Moral ambiguity is available on all channels, writes Diana Wichtel.
I know. Fox News. Just don't. But working from home, with only Trevor the scammer from "tech support" calling in for company, sometimes my blood pressure needs raising from semi-comatose.
So, in what must count as peak Fox News until next time, hosts Pete Hegseth and Will Cain had a jaunty chat about the decision by South Carolina lawmakers to add death by firing squad to the electric chair and lethal injection as modes of execution. A shortage of lethal injection drugs, apparently. An inmate on death row could be forced to choose between electrocution or being shot, an appalling reframing of the notion of personal choice.
Hegseth gleefully summed up: "Shoot 'em, stick 'em or fry 'em!" Cain clearly thought that comment crossed a line, even for this barking channel. "That's terrible!" Hegseth pulled out the evergreen "Just doing my job" defence: "Listen, they wrote it, I'm reading it." They proceeded to further dredge the bottom of the commentary barrel. Cain, on the bright side: "Firing squads are at least more honest about what you're doing."
This is where we are in what passes these days for real life. Just in time for the landing of the fourth season of The Handmaid's Tale, set in the theocratic Republic of Gilead, in what feels increasingly like the imminent future. In Gilead, methods for executions include drowning, throwing the accused from a tall building, hanging …
During "salvagings", the handmaids, child-bearing slaves in a dystopia dogged by infertility, are required to pull together on the rope hanging one of their own, forcing them to be complicit in their own destruction.
Margaret Atwood, who wrote the book on which the series is based, has said that the horrors in it have all happened in real life, somewhere, at some time. "I didn't make them up." Indeed. Anyone with a family history involving the Holocaust will be well and truly triggered by fleeing handmaids hiding in cellars, listening for the sounds of dogs and jackboots on stairs.
The series has long gone beyond Atwood's original story.
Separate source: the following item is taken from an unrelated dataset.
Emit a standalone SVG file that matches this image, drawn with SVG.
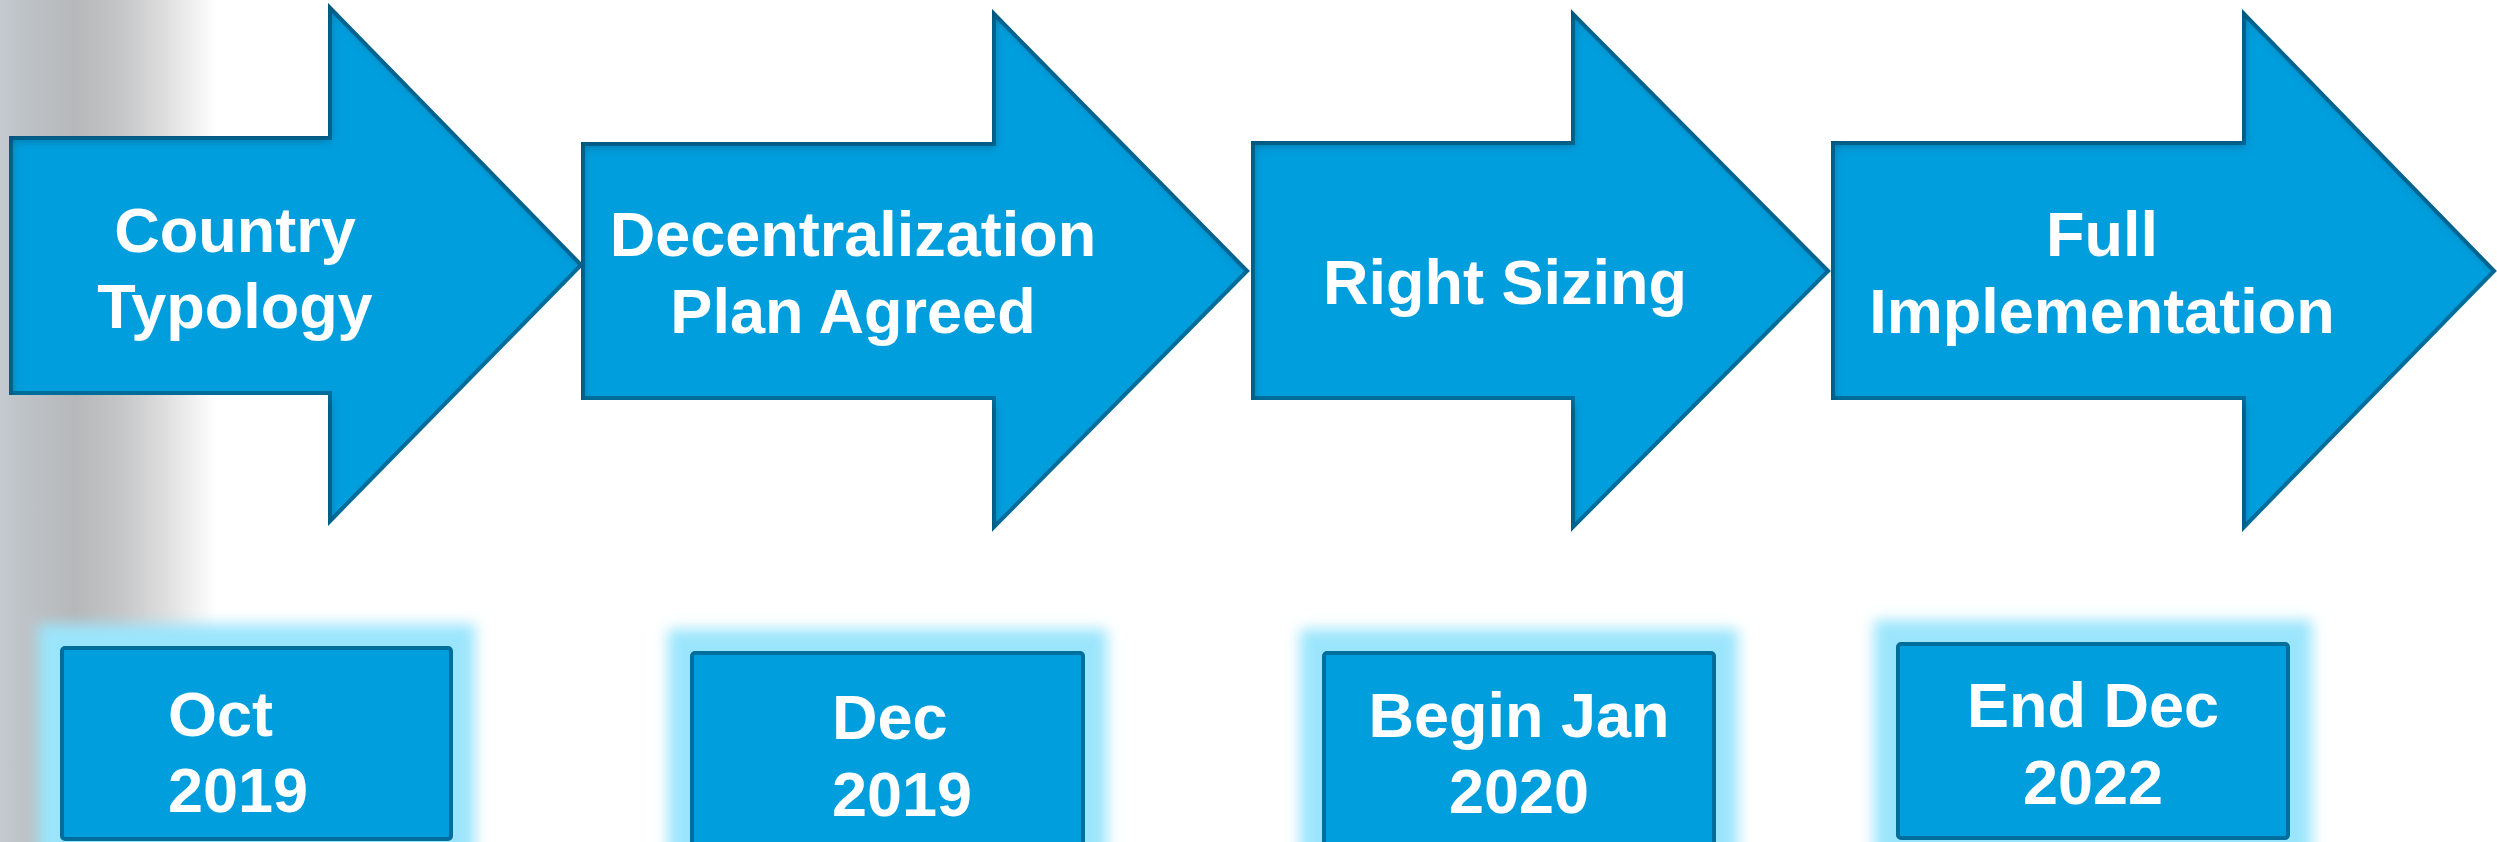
<svg xmlns="http://www.w3.org/2000/svg" width="2497" height="842" viewBox="0 0 2497 842">
  <defs>
    <linearGradient id="strip" x1="0" y1="0" x2="1" y2="0">
      <stop offset="0" stop-color="#c3c9cf"/>
      <stop offset="0.15" stop-color="#bdc1c5"/>
      <stop offset="0.35" stop-color="#b6b8ba"/>
      <stop offset="0.55" stop-color="#c4c5c6"/>
      <stop offset="0.75" stop-color="#dcdcdc"/>
      <stop offset="1" stop-color="#ffffff"/>
    </linearGradient>
    <filter id="inset" x="-10%" y="-10%" width="120%" height="120%">
      <feComponentTransfer in="SourceAlpha" result="inv">
        <feFuncA type="table" tableValues="1 0"/>
      </feComponentTransfer>
      <feGaussianBlur in="inv" stdDeviation="5"/>
      <feOffset dx="3" dy="5" result="sh"/>
      <feFlood flood-color="#003a5a" flood-opacity="0.55"/>
      <feComposite in2="sh" operator="in"/>
      <feComposite in2="SourceAlpha" operator="in" result="inner"/>
      <feMerge>
        <feMergeNode in="SourceGraphic"/>
        <feMergeNode in="inner"/>
      </feMerge>
    </filter>
    <filter id="glow" x="-20%" y="-30%" width="140%" height="160%">
      <feGaussianBlur stdDeviation="7"/>
    </filter>
  </defs>
  <style>
    .arrow { fill: #009edd; stroke: #006e9c; stroke-width: 4; stroke-linejoin: miter; }
    .box { fill: #009edd; stroke: #006e9c; stroke-width: 4; }
    .halo { fill: #9be5fc; }
    .t { font-family: "Liberation Sans", Arial, sans-serif; font-weight: bold; font-size: 63px; fill: #ffffff; }
    .c { text-anchor: middle; }
  </style>

  <rect x="0" y="0" width="216" height="842" fill="url(#strip)"/>

  <g id="connectors"/>

  <g id="step1">
    <polygon class="arrow" filter="url(#inset)" points="11,138 330,138 330,8 581,265 330,521 330,393 11,393"/>
    <text class="t c" x="235" y="252">Country</text>
    <text class="t c" x="235" y="328">Typology</text>
  </g>
  <g id="step2">
    <polygon class="arrow" filter="url(#inset)" points="583,144 994,144 994,14 1247,271 994,527 994,398 583,398"/>
    <text class="t c" x="853" y="256">Decentralization</text>
    <text class="t c" x="853" y="333">Plan Agreed</text>
  </g>
  <g id="step3">
    <polygon class="arrow" filter="url(#inset)" points="1253,143 1573,143 1573,14 1828,271 1573,527 1573,398 1253,398"/>
    <text class="t c" x="1505" y="304">Right Sizing</text>
  </g>
  <g id="step4">
    <polygon class="arrow" filter="url(#inset)" points="1833,143 2244,143 2244,14 2494,271 2244,527 2244,398 1833,398"/>
    <text class="t c" x="2102" y="256">Full</text>
    <text class="t c" x="2102" y="333">Implementation</text>
  </g>

  <g id="date1">
    <rect class="halo" filter="url(#glow)" x="38" y="624" width="437" height="240"/>
    <rect class="box" x="62" y="648" width="389" height="191" rx="3"/>
    <text class="t" x="168" y="736">Oct</text>
    <text class="t" x="168" y="812">2019</text>
  </g>
  <g id="date2">
    <rect class="halo" filter="url(#glow)" x="668" y="629" width="439" height="240"/>
    <rect class="box" x="692" y="653" width="391" height="195" rx="3"/>
    <text class="t" x="832" y="739">Dec</text>
    <text class="t" x="832" y="816">2019</text>
  </g>
  <g id="date3">
    <rect class="halo" filter="url(#glow)" x="1300" y="629" width="438" height="240"/>
    <rect class="box" x="1324" y="653" width="390" height="195" rx="3"/>
    <text class="t c" x="1519" y="737">Begin Jan</text>
    <text class="t c" x="1519" y="813">2020</text>
  </g>
  <g id="date4">
    <rect class="halo" filter="url(#glow)" x="1874" y="620" width="438" height="242"/>
    <rect class="box" x="1898" y="644" width="390" height="194" rx="3"/>
    <text class="t c" x="2093" y="727">End Dec</text>
    <text class="t c" x="2093" y="804">2022</text>
  </g>
</svg>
June, radicalised by the inventive, fetishised brutality that systems like Gilead's specialise in, and a refusal to leave without her stolen older daughter, has rejected chances to escape to Canada and is working hard to stay alive on the run.
Appalling handmaid minder Aunt Lydia remains a cattle prod-wielding embodiment of the downside of blind faith in a twisted ideology. As one of her "girls" is waterboarded for her own good, she sits outside the torture chamber, getting on with her embroidery. Blessed evening, dear.
June is increasingly drawn into what Italian Auschwitz survivor Primo Levi called the Grey Zone, a territory of moral ambiguity in a world where she has been reduced to a piece of patriarchal property, every human right stripped away.
You flinch at what she has to do to survive, especially now she's ready to take some revenge along the way. How can you judge her? That would be like siding with Aunt Lydia, who tells June, in a frantic hand-washing exercise, "Try to remember this is all your doing … Your fault. Your choice." Gilead, as with all totalitarian regimes, hums along on weapons grade victim blaming.
Spoiler alert: in Gilead, as in the Third Reich, solutions for those who don't conform to requirements become increasingly industrialised. Once there was the illusion that a handmaid was part of her Commander's household, a powerless partner in the creation of new life. Blessed be the fruit. Now, a new plan: labour camps where women toil in the fields when not being raped by their owners in the hope of producing a child that will never know its mother. Would that count as a more "honest" solution?
As always, challenging, instructive and sometimes frustrating viewing. Why won't June take her chances to escape from this hellhole? Because she won't let the bastards grind her down. As she said to her new baby, entrusted to an escaping handmaid, "I'm sorry, baby girl. Mom's got to work."